Tout s’est bien passé pour commencer et puis quand ces gens (les soldats de la République de Corée) sont repartis, certains d’entre eux n’allaient vraiment pas trop bien, il y avait des blessés et deux étaient morts mais notre docteur lui, Joe Cyr, c’était le héros. Et il se pavanait de haut en bas du pont supérieur avec sa blouse blanche et son calot à faire son travail de rafistolage et ainsi de suite et on était tous vraiment épatés.
Parce qu’après cet épisode dans l’estuaire d’Haeju, ce combat, nous dans le carré on était tellement impressionnés par Joe, on a contacté notre gars des relations publiques qui s’appelait Jenkins pour lui dire : « Écoute, il faut qu’on s’arrange pour que Joe reçoive une médaille, c’est fantastique. » On leur a tous envoyé des câbles pour suggérer la citation de Joe Cyr, l’AP (Associated Press), la CP (Canadian Press) et toutes les autres, y compris Reuters. On était debout cette nuit-là, nuit de bombardements, quand notre communicateur du bureau des transmissions, Johnnie Waters, est venu me voir pour me dire : «Et dis donc, on en as reçu un ici, c’est carrément chaud. » Il a dit : « Oh oui, et tu ferais mieux de le montrer au capitaine. » Alors c’est ce qu’on a fait. Et (le message disait) : « À remettre au capitaine en mains propres, avons des raisons de croire que votre médecin militaire est un imposteur. » « Faites une enquête et faites un rapport. » Bon, on a dit : « Sont zinzin ces soldats en chambre d’ Ottawa, ils n’ont pas idée. »
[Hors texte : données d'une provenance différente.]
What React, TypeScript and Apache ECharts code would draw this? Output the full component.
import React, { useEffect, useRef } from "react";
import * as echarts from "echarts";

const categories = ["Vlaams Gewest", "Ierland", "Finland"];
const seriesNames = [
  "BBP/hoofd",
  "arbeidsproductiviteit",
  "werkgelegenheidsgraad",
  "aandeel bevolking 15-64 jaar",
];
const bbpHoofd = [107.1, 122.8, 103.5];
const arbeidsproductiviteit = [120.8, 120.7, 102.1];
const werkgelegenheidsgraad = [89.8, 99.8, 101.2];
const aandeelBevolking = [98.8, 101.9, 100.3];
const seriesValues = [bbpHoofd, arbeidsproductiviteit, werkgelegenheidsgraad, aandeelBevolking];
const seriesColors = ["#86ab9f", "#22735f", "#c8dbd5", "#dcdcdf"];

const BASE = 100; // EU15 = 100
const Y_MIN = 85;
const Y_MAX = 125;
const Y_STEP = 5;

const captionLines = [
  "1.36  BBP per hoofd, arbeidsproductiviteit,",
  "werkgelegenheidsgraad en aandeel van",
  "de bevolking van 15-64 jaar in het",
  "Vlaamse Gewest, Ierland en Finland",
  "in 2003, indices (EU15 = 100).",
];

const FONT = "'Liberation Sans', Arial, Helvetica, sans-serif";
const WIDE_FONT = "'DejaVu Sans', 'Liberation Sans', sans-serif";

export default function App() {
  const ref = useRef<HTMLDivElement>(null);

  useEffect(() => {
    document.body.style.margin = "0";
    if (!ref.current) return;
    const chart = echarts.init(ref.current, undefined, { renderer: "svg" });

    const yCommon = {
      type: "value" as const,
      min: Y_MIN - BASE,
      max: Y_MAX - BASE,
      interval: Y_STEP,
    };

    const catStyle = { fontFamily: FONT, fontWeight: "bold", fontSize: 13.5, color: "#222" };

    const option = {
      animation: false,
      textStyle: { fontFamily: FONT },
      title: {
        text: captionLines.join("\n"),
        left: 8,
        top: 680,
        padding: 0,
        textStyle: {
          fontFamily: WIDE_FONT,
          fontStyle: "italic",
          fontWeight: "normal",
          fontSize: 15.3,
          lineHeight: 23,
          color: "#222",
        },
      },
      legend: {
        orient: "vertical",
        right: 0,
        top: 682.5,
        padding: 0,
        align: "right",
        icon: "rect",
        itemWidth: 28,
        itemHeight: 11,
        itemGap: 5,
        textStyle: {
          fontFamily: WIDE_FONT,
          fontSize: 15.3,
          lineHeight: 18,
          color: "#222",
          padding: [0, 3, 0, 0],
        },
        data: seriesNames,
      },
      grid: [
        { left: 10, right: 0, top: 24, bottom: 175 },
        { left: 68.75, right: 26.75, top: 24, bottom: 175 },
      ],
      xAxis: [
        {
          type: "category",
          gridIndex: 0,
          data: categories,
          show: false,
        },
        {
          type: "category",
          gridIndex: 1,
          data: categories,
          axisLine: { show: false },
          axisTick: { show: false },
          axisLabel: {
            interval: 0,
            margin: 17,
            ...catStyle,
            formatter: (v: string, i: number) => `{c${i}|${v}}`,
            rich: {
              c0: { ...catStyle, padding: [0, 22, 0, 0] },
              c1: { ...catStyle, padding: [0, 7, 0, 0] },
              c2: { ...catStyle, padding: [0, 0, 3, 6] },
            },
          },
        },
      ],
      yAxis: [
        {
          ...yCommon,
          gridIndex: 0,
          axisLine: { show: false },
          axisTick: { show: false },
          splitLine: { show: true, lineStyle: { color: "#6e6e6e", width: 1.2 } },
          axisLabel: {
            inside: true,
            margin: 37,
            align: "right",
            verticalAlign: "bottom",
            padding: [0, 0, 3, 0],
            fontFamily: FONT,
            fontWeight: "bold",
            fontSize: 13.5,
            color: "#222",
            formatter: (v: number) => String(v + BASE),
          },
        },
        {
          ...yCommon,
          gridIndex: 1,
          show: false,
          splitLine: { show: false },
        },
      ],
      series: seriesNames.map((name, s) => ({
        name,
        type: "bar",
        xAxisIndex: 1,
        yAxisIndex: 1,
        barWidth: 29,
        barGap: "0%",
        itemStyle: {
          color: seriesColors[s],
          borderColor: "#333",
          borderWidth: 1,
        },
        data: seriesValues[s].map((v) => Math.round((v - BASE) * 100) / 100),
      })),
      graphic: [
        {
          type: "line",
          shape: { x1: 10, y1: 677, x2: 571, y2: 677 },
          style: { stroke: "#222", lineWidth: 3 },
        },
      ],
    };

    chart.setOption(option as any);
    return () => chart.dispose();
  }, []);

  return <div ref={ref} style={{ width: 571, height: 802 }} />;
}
Et bien sûr, le vrai docteur Joseph Cyr au Nouveau-Brunswick a déclaré : « Eh, il s’agit de moi. » Et alors il a informé Ottawa, d’où le message reçu sur la bateau qui disait : « Votre docteur, on a découvert que c’est un imposteur. » Bon, là-dessus on a fait venir Joe et il a explosé en disant : « Ah, personne ne me fait confiance alors. » et ainsi de suite. Bon, on a dit : « Ne sois pas ridicule, bien sûr qu’on te fait confiance Joe. » Quoi qu’il en soit, il est parti bouder et s’est enfermé dans sa cabine et il a essayé de se supprimer avec des barbituriques. Et ça n’a pas marché. Et finalement, on a réussi à le faire monter sur le pont et on avait appelé notre navire ami, le Ceylon, c’était un croiseur de la marine royale. Il (Joseph Cyr) nous a dit, à un gars qui s’appelait Don Saxon et moi-même : « Vous savez les gars, j’avais juste espéré qu’on aurait pu retourner à Esquimalt (le port d’attache du NCSM Iroquois) et puis je serais parti tout simplement et c’est tout. » Bon, il est rentré escorté par le père d’un gars qui s’appelait Little. À Noël, on a eu un magasine Life, un de ces journaux à sensation, et il y avait un article très bien là dedans, et avec notre carte de Noël et toutes les signatures des officiers du carré.
En 1979, on a eu une réunion à Esquimalt et devinez qui s’est présenté ? Le révérend Ferdinand Joseph Demara (Ferdinand Waldo Demara, Jr) c’était son vrai nom. Aumônier à l’hôpital d’Anaheim, Anaheim en Californie. Et il a débarqué à l’improviste et on l’a laissé entrer bien sûr ; « Joe Cyr, bon sang, c’est fantastique. » Quoi qu’il en soit, un an plus tard, il était mort (Demara est mort le 7 juin 1982).